I’ve never really been into crime as a genre, but this year I’ve encountered and enjoyed quite a few criminal creations. The ABC’s Marple and Poirot series got me hooked (thanks iview!), and inspired me to read some Agatha Christie. I’ve also read two Peter Temple books: a far cry from Christie, but undoubtedly in the same tradition. All the contemporary crime shows and books have roots in crime’s progenitor, Arthur Conan Doyle, but stylistically and aesthetically, they’re very different. More on Peter Temple soon.

About Doyle, Chesterton, Christie, Sayers et al, there’s a decorum that now makes them seem sterile and contrived, and terribly innocent (not unlike the village of Midsomer). The detective always gets his man, and he always gets his cup of tea (or his opium pipe in Holmes’ case). The villains are frightfully easy to spot: if anyone has a limp, a pronounced Russian accent, and is called Boris, he’s almost bound to be your bloke - unless he's the good guy in a stupendous disguise. The clues are placed with precision for ease of retrieval in the unmasking scene, which invariably takes place in the drawing room, with everyone, conveniently including the murderer, present.

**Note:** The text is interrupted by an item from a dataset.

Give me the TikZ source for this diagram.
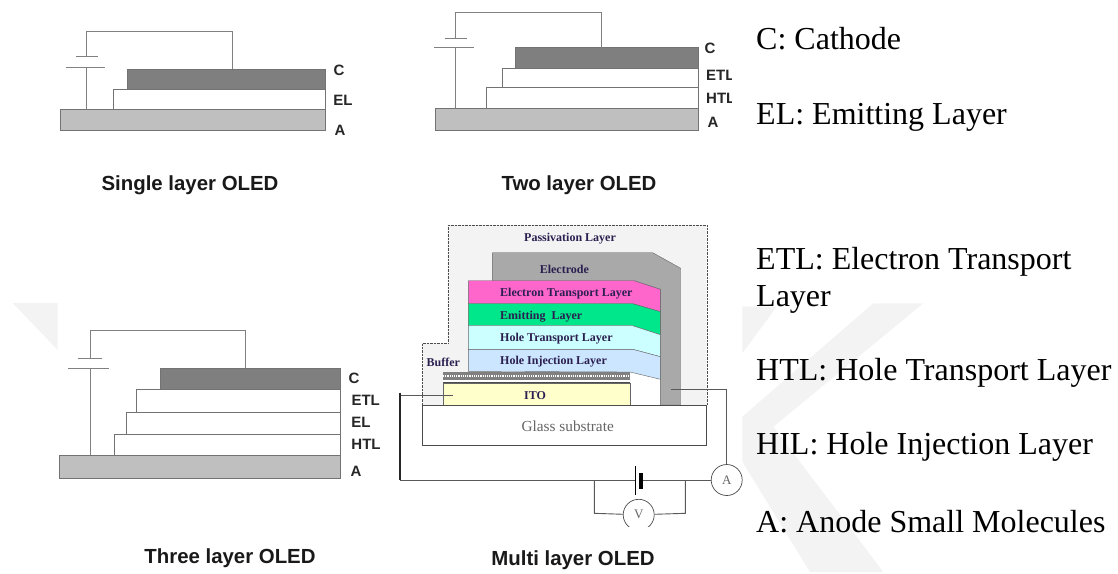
\documentclass[tikz,border=0pt]{standalone}
\usepackage{fontspec}
\setmainfont{Liberation Serif}
\setsansfont{Liberation Sans}
\usepackage{xcolor}
\definecolor{watergray}{HTML}{F3F3F3}
\definecolor{passivfill}{HTML}{F3F3F3}
\definecolor{cathodegray}{HTML}{7F7F7F}
\definecolor{anodegray}{HTML}{BFBFBF}
\definecolor{electrodegray}{HTML}{A9A9A9}
\definecolor{etlpink}{HTML}{FF66CC}
\definecolor{emitgreen}{HTML}{00E68A}
\definecolor{htlcyan}{HTML}{CCFFFF}
\definecolor{hilblue}{HTML}{CCE6FF}
\definecolor{itoyellow}{HTML}{FFFFCC}
\definecolor{layerink}{HTML}{2B1F50}
\definecolor{linegray}{HTML}{808080}
\tikzset{
  wire/.style={draw=linegray,line width=1pt},
  stackwire/.style={draw=black!65,line width=0.9pt},
  layerbox/.style={draw=black!55,line width=1pt},
  tag/.style={font=\sffamily\bfseries\fontsize{15}{16}\selectfont,text=black!85,inner sep=0pt},
  caption/.style={font=\sffamily\bfseries\fontsize{20.4}{22}\selectfont,text=black!90,inner sep=0pt},
  inlayer/.style={font=\bfseries\fontsize{12}{13}\selectfont,text=layerink,inner sep=0pt},
  legend/.style={font=\fontsize{32}{36}\selectfont,anchor=base west,inner sep=0pt},
  meter/.style={circle,draw=black!70,line width=0.7pt,fill=white,minimum size=31pt,inner sep=0pt,font=\fontsize{13}{13}\selectfont,text=black!60},
}
\begin{document}
\begin{tikzpicture}[x=1pt,y=-1pt]
\useasboundingbox (0,0) rectangle (1118,573);
\fill[white] (0,0) rectangle (1118,573);
% faint marks behind the drawing
\fill[watergray] (12.7,303) -- (57.7,303) -- (57.7,350) -- cycle;
\fill[watergray] (742.3,306.7) -- (776.7,306.7) -- (742.3,353.3) -- cycle;
\fill[watergray] (873.3,303.3) -- (923.3,303.3) -- (773.3,426.7) -- (883.3,572) -- (810,572) -- (742.3,461.7) -- (742.3,416.7) -- cycle;
% single layer
\draw[layerbox,fill=anodegray] (60.5,109) rectangle (325,130);
\draw[layerbox,fill=white] (113,89) rectangle (325,109);
\draw[layerbox,fill=cathodegray] (127.7,69) rectangle (325,89);
\coordinate (sa) at (86.7,109);
\coordinate (sb) at (86.7,67.3);
\coordinate (sc) at (86.7,56.7);
\coordinate (sd) at (232.7,69);
\draw[wire] (sa) -- (sb);
\draw[wire] (65.7,67.3) -- (104.7,67.3);
\draw[wire] (76,56.7) -- (98,56.7);
\draw[wire] (sc) -- (86.7,31.7) -- (232.7,31.7) -- (sd);
\node[tag] (sC) at (339,70) {C};
\node[tag] (sEL) at (343,100) {EL};
\node[tag] (sA) at (340,130) {A};
\node[caption] (scap) at (190,185) {Single layer OLED};
% two layer
\draw[layerbox,fill=anodegray] (435.7,108) rectangle (698.7,130);
\draw[layerbox,fill=white] (486.7,87.7) rectangle (698.7,108);
\draw[layerbox,fill=white] (502.3,68.7) rectangle (698.7,87.7);
\draw[layerbox,fill=cathodegray] (515,47.7) rectangle (698.7,68.7);
\coordinate (ta) at (455.7,108);
\coordinate (tb) at (455.7,47.7);
\coordinate (tc) at (455.7,38.3);
\coordinate (td) at (601.7,47.7);
\draw[wire] (ta) -- (tb);
\draw[wire] (434.3,47.7) -- (473.7,47.7);
\draw[wire] (444.7,38.3) -- (467,38.3);
\draw[wire] (tc) -- (455.7,12) -- (601.7,12) -- (td);
\node[tag] (tC) at (710,48) {C};
\begin{scope}
\clip (700,60) rectangle (731,110);
\node[tag,anchor=west] (tETL) at (706,75) {ETL};
\node[tag,anchor=west] (tHTL) at (706,98) {HTL};
\end{scope}
\node[tag] (tA) at (713,122) {A};
\node[caption] (tcap) at (579,185) {Two layer OLED};
% three layer
\draw[layerbox,fill=anodegray] (59,455) rectangle (340,478.3);
\draw[layerbox,fill=white] (114,434) rectangle (340,455);
\draw[layerbox,fill=white] (126,412) rectangle (340,434);
\draw[layerbox,fill=white] (136.7,389.7) rectangle (340,412);
\draw[layerbox,fill=cathodegray] (160.7,368.3) rectangle (340,389.7);
\coordinate (ha) at (90.3,455);
\coordinate (hb) at (90.3,368.7);
\coordinate (hc) at (90.3,358.3);
\coordinate (hd) at (245.7,368.3);
\draw[wire] (ha) -- (hb);
\draw[wire] (67.7,368.7) -- (109,368.7);
\draw[wire] (78.3,358.3) -- (102,358.3);
\draw[wire] (hc) -- (90.3,330) -- (245.7,330) -- (hd);
\node[tag] (hC) at (354,378) {C};
\node[tag] (hETL) at (365.7,400) {ETL};
\node[tag] (hEL) at (361,422) {EL};
\node[tag] (hHTL) at (366,444.7) {HTL};
\node[tag] (hA) at (356,471.7) {A};
\node[caption] (hcap) at (230,558) {Three layer OLED};
% multi layer
\draw[black!70,densely dotted,fill=passivfill] (447.7,225) -- (706.7,225) -- (706.7,405) -- (422.3,405) -- (422.3,343.3) -- (447.7,343.3) -- cycle;
\fill[white] (630.3,373) -- (660.3,379.3) -- (660.3,405) -- (630.3,405) -- cycle;
\draw[draw=black!60,fill=electrodegray] (492.3,252.7) -- (652.7,252.7) -- (680.7,268.3) -- (680.7,405) -- (660.3,405) -- (660.3,289.3) -- (634,280.7) -- (492.3,280.7) -- cycle;
\draw[draw=black!60,fill=etlpink] (468.3,280.7) -- (634,280.7) -- (660.3,289.3) -- (660.3,311.7) -- (632.7,303.7) -- (468.3,303.7) -- cycle;
\draw[draw=black!60,fill=emitgreen] (468.3,303.7) -- (632.7,303.7) -- (660.3,311.7) -- (660.3,334.7) -- (632.7,325.7) -- (468.3,325.7) -- cycle;
\draw[draw=black!60,fill=htlcyan] (468.3,325.7) -- (632.7,325.7) -- (660.3,334.7) -- (660.3,356.7) -- (632.7,349.3) -- (468.3,349.3) -- cycle;
\draw[draw=black!60,fill=hilblue] (468.3,349.3) -- (632.7,349.3) -- (660.3,356.7) -- (660.3,379.3) -- (630.3,372) -- (468.3,371.3) -- cycle;
\fill[white] (443,371.5) rectangle (630.3,382.7);
\fill[black!50] (443,371.5) rectangle (630.3,380);
\draw[white,line width=1.2pt,densely dotted] (443,376) -- (630.3,376);
\draw[black!70,line width=1pt] (443,382.7) -- (630.3,382.7);
\draw[draw=black!60,fill=itoyellow] (443,382.7) rectangle (630.3,405);
\draw[black!70,line width=0.9pt,fill=white] (422.3,405) rectangle (706.7,445.3);
\node[inlayer] (pas) at (570,238.3) {Passivation Layer};
\node[inlayer] (ele) at (564.3,269) {Electrode};
\node[inlayer,anchor=west] (etl) at (500,294) {Electron Transport Layer};
\node[inlayer,anchor=west] (eml) at (500,316.7) {Emitting\ \ Layer};
\node[inlayer,anchor=west] (htl) at (500,339) {Hole Transport Layer};
\node[inlayer,anchor=west] (hil) at (500,361.7) {Hole Injection Layer};
\node[inlayer] (buf) at (443.3,362.7) {Buffer};
\node[inlayer] (ito) at (535,396) {ITO};
\node[font=\fontsize{15.3}{16}\selectfont,text=black!60,inner sep=0pt] (gla) at (567.7,426) {Glass substrate};
\node[meter] (amm) at (726.7,480) {A};
\node[meter] (vol) at (638.7,514.8) {V};
\fill[white] (622,526.7) rectangle (656,534);
\coordinate (ic) at (453.3,395);
\coordinate (il) at (400,395);
\coordinate (ec) at (671,389.3);
\coordinate (bl) at (635.3,480);
\coordinate (br) at (642.5,480);
\draw[stackwire] (ic) -- (il);
\draw[black!85,line width=1.5pt] (400,392.7) -- (400,480);
\draw[stackwire] (400,480) -- (bl);
\draw[stackwire] (br) -- (amm);
\draw[stackwire] (amm) -- (726.7,389.3) -- (ec);
\draw[black,line width=0.8pt] (635.3,466) -- (635.3,495);
\draw[black,line width=4pt] (640.7,472.7) -- (640.7,489.3);
\draw[stackwire] (594.3,480) -- (594.3,513.3) -- (vol);
\draw[stackwire] (vol) -- (685.3,513.3) -- (685.3,480);
\node[caption] (mcap) at (573,560.7) {Multi layer OLED};
% right hand list
\node[legend] (lc) at (756,49) {C: Cathode};
\node[legend] (lel) at (756,124) {EL: Emitting Layer};
\node[legend] (letl) at (756,269.5) {ETL: Electron Transport};
\node[legend] (letb) at (756,306.7) {Layer};
\node[legend] (lhtl) at (756,380) {HTL: Hole Transport Layer};
\node[legend] (lhil) at (756,454) {HIL: Hole Injection Layer};
\node[legend] (la) at (756,532.7) {A: Anode Small Molecules};
\end{tikzpicture}
\end{document}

But even with all these now slightly daffy traits, there’s something satisfying about these plots, and in the richness of the worlds in which they unfold. There are also profound observations about human nature. It’s these which make the stories more than puzzles. And it’s these which I suspect constitute the enduring appeal of crime fiction. At their core is a hunt, bloody and athletic, for truth. There’s a primordial regard for justice, an elementary acknowledgment of sin that will not tolerate ambiguities. While crime is mired in the cultural ‘lowness’ of genre fiction, it yet provides a moral certainty that ‘high’ art often fails to provide, something on which the human spirit can feed. While the body count may be horrifically high, so too are the stakes – each death has its echo in the moral universe; each body counts.